On Wed, Oct 25, 2017 at 5:00 AM, isabela isabela@torproject.org wrote:
We build on the Browser (Tor Browser). We can start by creating a chat client, maybe a chat .onion service one like ricochet.
I think this is a very cool idea. Chat protocols such as ricochet have the problem of growing the network large enough to be useful (the network effect). By building it into Tor Browser you would already have millions of potential users who can communicate with one another.
However, there have been a number of chat clients integrated in browsers (such as Netscape Communicator, Firefox Hello, etc.) but most have eventually been discontinued. It would be good to understand why that is.

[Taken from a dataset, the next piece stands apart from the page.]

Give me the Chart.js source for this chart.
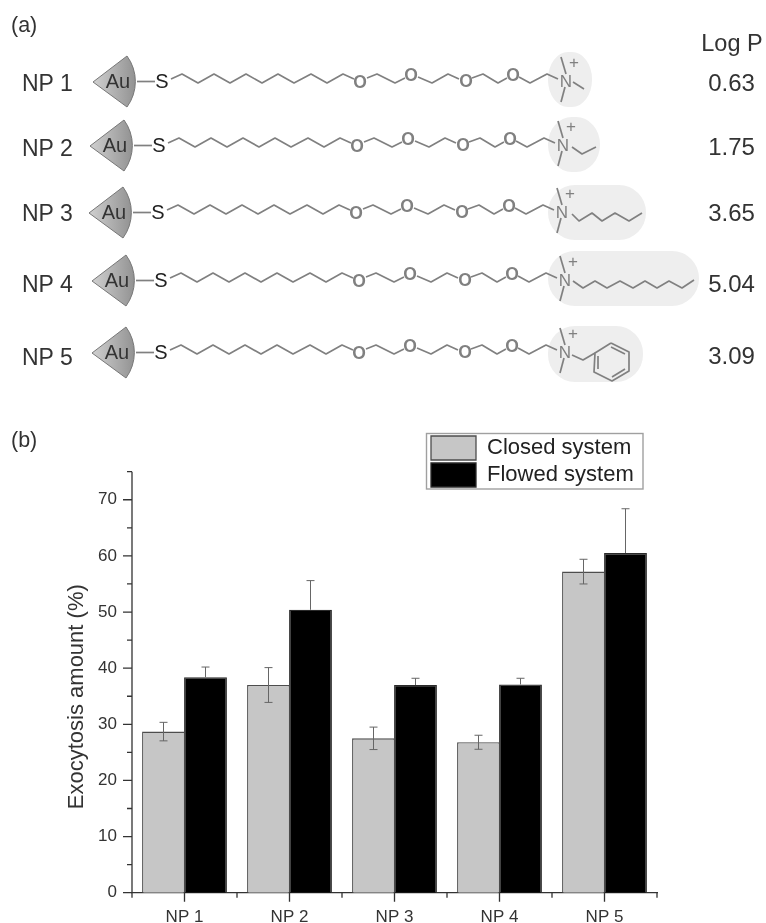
<!DOCTYPE html>
<html>
<head>
<meta charset="utf-8">
<title>Exocytosis amount</title>
<script src="https://cdn.jsdelivr.net/npm/chart.js@4/dist/chart.umd.min.js"></script>
<style>
  html, body { margin: 0; padding: 0; background: #fff; overflow: hidden; }
  #wrap { position: relative; width: 766px; height: 923px; filter: blur(0.35px); }
  #chart { position: absolute; left: 0; top: 0; }
  #scheme { position: absolute; left: 0; top: 0; }
  #scheme text { font-family: "Liberation Sans", Arial, sans-serif; }
</style>
</head>
<body>
<div id="wrap">
  <canvas id="chart" width="766" height="923"></canvas>
  <svg id="scheme" width="766" height="460" xmlns="http://www.w3.org/2000/svg"></svg>
</div>
<script>
// ── chart data ───────────────────────────────────────────
const categories = ['NP 1', 'NP 2', 'NP 3', 'NP 4', 'NP 5'];
const closedValues = [28.7, 37.0, 27.5, 26.8, 57.2];
const flowedValues = [38.4, 50.4, 37.0, 37.1, 60.5];
const closedErrors = [1.65, 3.1, 2.0, 1.25, 2.2];
const flowedErrors = [1.8, 5.2, 1.2, 1.1, 7.9];
const seriesNames = ['Closed system', 'Flowed system'];
const yTitle = 'Exocytosis amount (%)';

// ── scheme (a) labels ────────────────────────────────────
const logPHeader = 'Log P';
const logPValues = ['0.63', '1.75', '3.65', '5.04', '3.09'];

const INK = '#333333';
const BOND = '#808080';
const FONT = '"Liberation Sans", Arial, sans-serif';

// ── scheme (a): the ligand drawings, NP 1 is the template ─
const rowDx = [0, -3, -4, -1, -1];
const rowDy = [0, 64, 131, 199, 271];
const labelY = [83, 148, 213, 284, 357];
const logPY = [82, 146, 212, 283, 355];
const blobs = [
  [548, 52, 44, 55, 20],
  [548, 117, 52, 55, 24],
  [548, 185, 98, 55, 27],
  [548, 251, 151, 55, 27],
  [548, 326, 95, 56, 27],
];
const tails = [
  [[573, 82], [584, 89]],
  [[572, 147], [582, 154], [596, 147]],
  [[572, 214], [579, 221], [592, 213], [602, 221], [615, 213], [629, 221], [642, 213]],
  [[573, 281], [583, 288], [595, 281], [607, 288], [620, 281], [633, 288], [645, 281],
   [657, 288], [669, 281], [682, 288], [694, 280]],
  [[572, 355], [583, 360], [595, 353]],
];

function polyline(pts, dx, dy) {
  const p = pts.map(function (q) { return (q[0] + dx) + ',' + (q[1] + dy); }).join(' ');
  return '<polyline points="' + p + '" fill="none" stroke="' + BOND + '" stroke-width="1.7" stroke-linejoin="round"/>';
}

function label(str, x, y, size, color, anchor, weight) {
  return '<text x="' + x + '" y="' + y + '" font-size="' + size + '" fill="' + color +
    '" text-anchor="' + (anchor || 'start') + '" dominant-baseline="central"' +
    (weight ? ' font-weight="' + weight + '"' : '') + '>' + str + '</text>';
}

function buildScheme() {
  let out = '<defs><linearGradient id="au" x1="0" x2="1" y1="0" y2="0">' +
    '<stop offset="0" stop-color="#d0d0d0"/><stop offset="1" stop-color="#929292"/></linearGradient></defs>';
  out += label('(a)', 11, 25, 21.5, INK);
  out += label('(b)', 11, 440, 21.5, INK);
  out += label(logPHeader, 732, 43, 23.5, INK, 'middle');

  categories.forEach(function (name, i) {
    const dx = rowDx[i], dy = rowDy[i];
    const b = blobs[i];
    out += '<rect x="' + b[0] + '" y="' + b[1] + '" width="' + b[2] + '" height="' + b[3] +
      '" rx="' + b[4] + '" ry="27" fill="#eeeeee"/>';

    out += label(name, 22, labelY[i], 23, INK);
    out += label(logPValues[i], 731.5, logPY[i], 24, INK, 'middle');

    // gold wedge
    out += '<path d="M' + (93 + dx) + ' ' + (82 + dy) + ' L' + (127 + dx) + ' ' + (56 + dy) +
      ' A43 43 0 0 1 ' + (127 + dx) + ' ' + (107 + dy) + ' Z" fill="url(#au)" stroke="#777777" stroke-width="1"/>';
    out += label('Au', 118 + dx, 81 + dy, 20, INK, 'middle');
    out += polyline([[137, 81.5], [155, 81.5]], dx, dy);
    out += label('S', 162 + dx, 81 + dy, 20, '#222222', 'middle');

    // PEG chain
    out += polyline([[171, 79], [182, 74], [198, 83], [214, 74], [230, 83], [246, 74], [262, 83],
      [278, 74], [294, 83], [311, 74], [327, 83], [343, 74], [354, 79]], dx, dy);
    out += polyline([[367, 78], [377, 74], [395, 83], [405, 78]], dx, dy);
    out += polyline([[418, 77], [432, 83], [448, 74], [459, 79]], dx, dy);
    out += polyline([[472, 78], [483, 74], [498, 83], [507, 78]], dx, dy);
    out += polyline([[519, 77], [530, 83], [547, 74], [558, 79]], dx, dy);
    [[360, 82], [411, 75], [466, 81], [513, 75]].forEach(function (o) {
      out += label('O', o[0] + dx, o[1] + dy, 17.5, BOND, 'middle', 'bold');
    });

    // ammonium head
    out += label('N', 566 + dx, 81 + dy, 17, BOND, 'middle');
    out += polyline([[566, 74], [561, 57]], dx, dy);
    out += polyline([[565, 87], [561, 102]], dx, dy);
    out += label('+', 574 + dx, 62 + dy, 17, BOND, 'middle');
    out += polyline(tails[i], 0, 0);
  });

  // benzyl ring of NP 5
  out += polyline([[611, 343], [629, 352], [629, 371], [612, 381], [594, 372], [595, 353], [611, 343]], 0, 0);
  out += polyline([[611, 347], [625, 354]], 0, 0);
  out += polyline([[625, 369], [612, 377]], 0, 0);
  out += polyline([[598, 369], [598, 356]], 0, 0);

  document.getElementById('scheme').innerHTML = out;
}

// ── plugin: legend position and frame, axis ticks, error bars ──
const figurePlugin = {
  id: 'figure',
  afterLayout: function (chart) {
    const lg = chart.legend;
    lg.left = 428; lg.right = 643; lg.top = 433; lg.bottom = 492;
    // the title sits a bit below the axis middle in the original
    chart.scales.y.bottom += 29;
  },
  afterDraw: function (chart) {
    const ctx = chart.ctx;
    const x = chart.scales.x, y = chart.scales.y;
    ctx.save();
    ctx.strokeStyle = INK;
    ctx.lineWidth = 1.3;
    ctx.beginPath();
    // y axis line (native border would follow the shifted scale bottom)
    ctx.moveTo(y.right, y.getPixelForValue(75));
    ctx.lineTo(y.right, y.getPixelForValue(0));
    // y ticks, long on tens
    for (let v = 0; v <= 75; v += 5) {
      const py = y.getPixelForValue(v);
      ctx.moveTo(y.right, py);
      ctx.lineTo(y.right - (v % 10 === 0 ? 9 : 5), py);
    }
    // x ticks, long on the categories, short between them
    const step = x.getPixelForValue(1) - x.getPixelForValue(0);
    categories.forEach(function (c, i) {
      const px = x.getPixelForValue(i);
      ctx.moveTo(px, x.top);
      ctx.lineTo(px, x.top + 9);
      ctx.moveTo(px - step / 2, x.top);
      ctx.lineTo(px - step / 2, x.top + 5);
    });
    const last = x.getPixelForValue(categories.length - 1) + step / 2;
    ctx.moveTo(last, x.top);
    ctx.lineTo(last, x.top + 5);
    ctx.stroke();

    // legend frame
    ctx.strokeStyle = '#a0a0a0';
    ctx.lineWidth = 1.4;
    ctx.strokeRect(426.5, 433.5, 216.5, 55.5);
    ctx.restore();
  },
  afterDatasetsDraw: function (chart) {
    const ctx = chart.ctx;
    const y = chart.scales.y;
    ctx.save();
    ctx.strokeStyle = '#666666';
    ctx.lineWidth = 1;
    ctx.beginPath();
    [closedErrors, flowedErrors].forEach(function (errs, d) {
      const values = d === 0 ? closedValues : flowedValues;
      chart.getDatasetMeta(d).data.forEach(function (bar, i) {
        const top = y.getPixelForValue(values[i] + errs[i]);
        // the lower half of the flowed bars disappears in the black fill
        const bottom = y.getPixelForValue(d === 0 ? values[i] - errs[i] : values[i]);
        ctx.moveTo(bar.x, top);
        ctx.lineTo(bar.x, bottom);
        ctx.moveTo(bar.x - 4, top);
        ctx.lineTo(bar.x + 4, top);
        if (d === 0) {
          ctx.moveTo(bar.x - 4, bottom);
          ctx.lineTo(bar.x + 4, bottom);
        }
      });
    });
    ctx.stroke();
    ctx.restore();
  },
};

function buildChart() {
  const canvas = document.getElementById('chart');
  return new Chart(canvas.getContext('2d'), {
    type: 'bar',
    data: {
      labels: categories,
      datasets: [
        { label: seriesNames[0], data: closedValues, backgroundColor: '#c6c6c6', borderColor: '#4d4d4d', borderWidth: 1.3 },
        { label: seriesNames[1], data: flowedValues, backgroundColor: '#000000', borderColor: '#2a2a2a', borderWidth: 1.3 },
      ],
    },
    options: {
      responsive: false,
      animation: false,
      events: [],
      layout: { padding: { left: 0, right: 109, top: 471.7, bottom: 0 } },
      // slightly over 1 so neighbouring bars share an edge with no white seam
      datasets: { bar: { barPercentage: 1.02, categoryPercentage: 0.8 } },
      plugins: {
        title: { display: false },
        tooltip: { enabled: false },
        legend: {
          display: true,
          position: 'chartArea',
          align: 'start',
          labels: {
            boxWidth: 45,
            boxHeight: 24,
            padding: 3,
            color: '#222222',
            font: { family: FONT, size: 22 },
          },
        },
      },
      scales: {
        x: {
          grid: { display: false },
          border: { color: INK, width: 1.3 },
          ticks: { color: INK, padding: 6, maxRotation: 0, font: { family: FONT, size: 17 } },
          afterFit: function (scale) { scale.height = 30.3; },
        },
        y: {
          min: 0,
          max: 75,
          grid: { display: false },
          border: { display: false },
          ticks: {
            stepSize: 5,
            color: INK,
            padding: 7,
            font: { family: FONT, size: 17 },
            callback: function (v) { return v % 10 === 0 ? v : ''; },
          },
          title: {
            display: true,
            text: yTitle,
            color: INK,
            padding: { top: 64, bottom: 0 },
            font: { family: FONT, size: 22 },
          },
          afterFit: function (scale) { scale.width = 132; },
        },
      },
    },
    plugins: [figurePlugin],
  });
}

buildScheme();
buildChart();
</script>
</body>
</html>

On Wed, Oct 25, 2017 at 8:03 AM, Alison Macrina alison@torproject.org wrote:
Email is used way more than chat.
One type of chat that is extremely popular is mobile messaging (text messages, WhatsApp, Facebook Messenger, QQ Mobile, Snapchat etc.) I think a metadata-free mobile messaging app (similar to ricochet) is likely to be much more popular than any desktop chat app. So if we're looking how to transition to a new chat product, I would strongly consider switching to a focus on mobile, regardless of whether it's integrated with the browser.
In general, I would advocate taking a cold, hard look at user numbers, both in terms of our own apps and apps in the same markets (chat, email, etc.). I think we should try to focus on what most users want.